Incident management and resolution process | Fluid Attacks Help

Incident management and resolution process

Definition

Confirmed issues include malfunctions, performance degradation, service disruptions, or errors within Fluid Attacks products or components. These issues must have already affected or have the potential to impact a minimum of two users, regardless of whether they have been reported or not. This criterion applies universally, including internal issues affecting hackers or other team members.

Incident Manager

The Incident Manager is responsible for creating and managing incidents from the time of detection until the incident postmortem is published.

Assigned developer

The assigned developer is responsible for resolving the issue. Their duty involves promptly addressing the case with the utmost priority, keeping the Incident Desk updated on all progress and obstacles or any eventuality that arises during the process. Furthermore, the assigned developer provides all necessary information to the Incident Manager to identify and adequately document the root cause and the development of the postmortem.

Detection

This refers to when an external or internal user identifies an incident and subsequently reports it for publication and resolution.

Incidents are usually reported through help@fluidattacks.com, but can also be notified through an issue, internal chat, a direct email, or other means of contact.

Issue

When an incident is detected, the help area generates a detailed issue describing the problem. It is the responsibility of the Incident Manager to assign a developer to resolve it. While most issues originate from the help area, they can also be created by other Fluid Attacks employees or external users.

Publication

After assigning a developer, the Incident Manager must promptly access the incident panel to create the publication, considering the following fields:

  1. Incident name: Reflects the nature of the problem clearly and concisely

  2. Incident status: Upon publishing, the status should always be set to 'Identified'

  3. Message: Description of what is being affected and how

    1. Workaround: Description of how to avoid the issue through alternative methods, accompanied by a link to these instructions within the documentation

  4. Affected components: Use checkboxes to select the affected components, which include:

    1. Platform (Integrates): Responsible for the Fluid Attacks application and its API
    2. Web (Airs): Contains the Fluid Attacks homepage and all information about Fluid Attacks and its products
    3. Docs (Docs): Contains Fluid Attacks documentation
    4. Agent (Forces): Responsible for the client-side part of the DevSecOps agent
    5. Cloning (Melts): Allows downloading the end users' code repositories and a few other utilities that Fluid Attacks hackers require
    6. Scanning (Machine): Security vulnerability detection tool that scans source code, infrastructure, and applications and reports its security problems
    7. Extensions (Retrieves): Visual Studio Code extension to visualize reported vulnerabilities in the platform by pointing to its specific file and line of code
    8. Mailing: Responsible for sending notifications to users of Fluid Attacks products

  5. Severity: Options include major outage, partial outage, degraded performance, and operational

  6. Notifications: Keep subscribers informed (ensure this checkbox remains selected)
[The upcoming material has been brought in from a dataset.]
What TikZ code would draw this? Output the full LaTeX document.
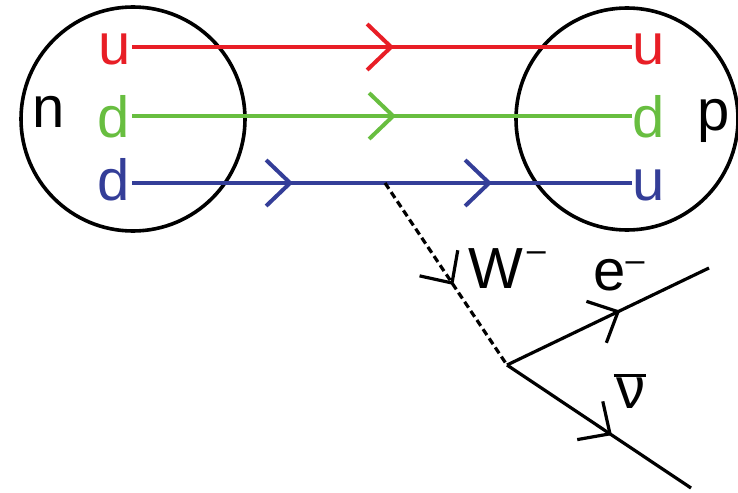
\documentclass[tikz,border=0pt]{standalone}
\usepackage{fontspec}
\setmainfont{Liberation Sans}
\usetikzlibrary{arrows.meta,decorations.markings}
\definecolor{quarkred}{RGB}{232,30,38}
\definecolor{quarkgreen}{RGB}{104,190,64}
\definecolor{quarkblue}{RGB}{52,62,152}
\newcommand{\supminus}[1]{\raisebox{#1}{\fontsize{34}{34}\selectfont --}}

\begin{document}
\begin{tikzpicture}[x=1pt,y=-1pt,font=\fontsize{58}{60}\selectfont,
	barb/.style={postaction={decorate,decoration={markings,
		mark=at position #1 with {\arrow{Straight Barb[length=24pt,width=46pt]}}}}},
	quark/.style={line width=4pt},
	lepton/.style={line width=3.2pt}]

	\useasboundingbox (0,0) rectangle (738,492);

	% nucleons
	\draw[line width=3.6pt] (133,119) circle (112);
	\draw[line width=3.6pt] (627,119) circle (111);
	\node[anchor=base] (nN) at (49,128) {n};
	\node[anchor=base] (pN) at (714,130) {p};

	% quark lines
	\coordinate (a1) at (132,47);  \coordinate (b1) at (632,47);
	\coordinate (a2) at (132,116); \coordinate (b2) at (632,116);
	\coordinate (a3) at (132,183); \coordinate (b3) at (632,183);

	\node[anchor=base,text=quarkred] (qa1) at (115,65) {u};
	\node[anchor=base,text=quarkgreen] (qa2) at (114,137) {d};
	\node[anchor=base,text=quarkblue] (qa3) at (114,200) {d};
	\node[anchor=base,text=quarkred] (qb1) at (649,65) {u};
	\node[anchor=base,text=quarkgreen] (qb2) at (649,137) {d};
	\node[anchor=base,text=quarkblue] (qb3) at (649,200) {u};

	\draw[quark,quarkred,barb=0.524] (a1)--(b1);
	\draw[quark,quarkgreen,barb=0.528] (a2)--(b2);
	\draw[quark,quarkblue,barb=0.322,barb=0.72] (a3)--(b3);

	% W and decay
	\coordinate (W) at (385,183);
	\coordinate (V) at (507,365);
	\coordinate (E) at (709,268);
	\coordinate (N) at (691,488);

	\draw[lepton,dash pattern=on 7pt off 4pt,barb=0.56] (W)--(V);
	\draw[lepton,barb=0.56] (V)--(E);
	\draw[lepton,barb=0.57] (V)--(N);

	\node[anchor=base] (wN) at (507,288) {W\hspace{4pt}\supminus{27pt}};
	\node[anchor=base] (eN) at (619,290) {e\supminus{19pt}};
	\node[anchor=base] (vN) at (631,408) {\makebox[0pt][l]{\hspace{-3pt}\rule[31pt]{32pt}{3.2pt}}ν};

\end{tikzpicture}
\end{document}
  7. Long-running incident reminders: Ensures admins are consistently updated on the continuous persistence of the incident (keep this checkbox selected and set reminders at one-hour intervals)
Once the above fields are completed, click on the Create button. The incident will be immediately published on status.fluidattacks.com, and subscribers will be notified.

Incident Desk

The Incident Desk is an internal chat group consisting of at least four members with extensive knowledge of the business. Its purpose is to provide the developer tasked with incident remediation.

Whenever a developer is assigned to resolve an incident, the Incident Manager adds them to the group and posts a description of the problem, who the accountable developer is, the issue's URL, and the incident's URL. This initiates a discussion thread around the incident.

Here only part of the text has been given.